Surely if Colin Powell had been dispatched to Nevada to "keep the two sides talking" (even if in monosyllables and grunts) and implemented a series of "confidence-building measures," a just solution could have been worked out sometime before the end of President Bush's second term. But forget the administration's lack of "engagement" in Laughlin for a moment.

Instead, focus on avoiding the conclusion immediately suggested by such an awful, bloody incident: that all bikers are thugs. Gangs like the Mongols are indeed criminal enterprises on two wheels, but that shouldn't spoil an appreciation of the wonderful Americaness of the motorcycle, and the people who ride them.

National Review founder William F. Buckley famously said that he would rather be governed by the first 2,000 people in the Boston phone book than the faculty of Harvard University. I would rather be governed by 2,000 motorcycles riders than all the Volvo drivers in the United States (especially if they are on the Harvard faculty — and there is probably considerable overlap there).

Quintessentially, American qualities seem wired into the motorcycle: There is the individuality of the lone rider, there is the speed, there is the risk taking and there is the open road, suggestive of freedom and possibility, and the kind of distances possible only in a great continental nation.

It is appropriate that the post-World War II cult of the motorcycle largely grew up in California, that big, open, sunny home of free-living and innovation. The first wave of hard-core bikers were apparently World War II veterans who couldn't do without the thrill of their days in the military.

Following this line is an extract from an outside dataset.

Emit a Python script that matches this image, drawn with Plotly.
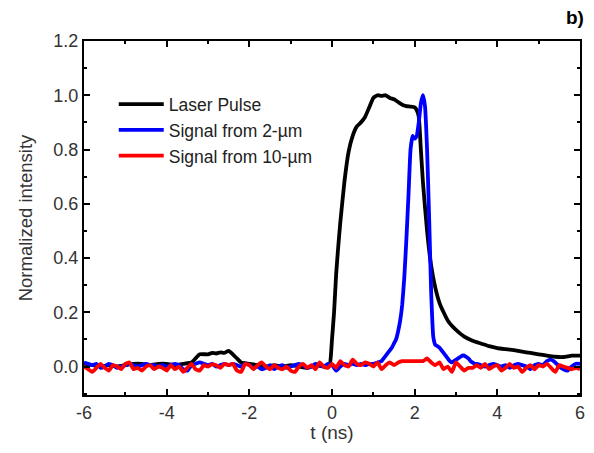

The connection between veterans and biking makes sense: Motorcyclists tap into a spirit that is more robust, rugged and masculine than the "tall-skim-double-mocha latte, please" culture of contemporary America.

Political scientist Walter Russell Mead has written of the Jacksonian tradition in America — a holdover from the old frontier ethic, featuring a slew of attitudes including an off-our-backs suspicion of government and a fierce patriotism.

It is a tradition that lives on most purely in the South, in the American military and in bikers.

When the rest of the country is buckling up in cars equipped with front-seat and side-impact air bags, and arguing about whether to outlaw talking on a cell phone while driving, motorcyclists in Florida successfully agitated two years ago to repeal mandatory helmet laws.

You don't have to endorse helmet-less riding (which produces gruesome injuries) to admire the free spirit of Florida motorcyclists.

This rugged individuality is naturally associated with a "love it or leave it" patriotism.

In the 1960s, left-wing activists romanticized the Hells Angels and assumed they would be political allies simply because they were drug-addled, lived outside the law and rarely bathed. Instead, the Angels beat up anti-Vietnam-war protesters for their "despicable anti-American activity."

A more respectable expression of biker patriotism is evident every Memorial Day in Washington, D.C., when hundreds of thousands of bikers converge at the Vietnam Veterans Memorial to commemorate those lost and missing in Vietnam and other wars.

So, the latest brawl shouldn't lead us to think a biker's most important accessory is brass knuckles. Instead, it's that tiny American flag that, more likely than not, is fluttering from the back of the Harley that passes you on the interstate, a tiny symbol of self-reliance and freedom and, hence, of the American spirit.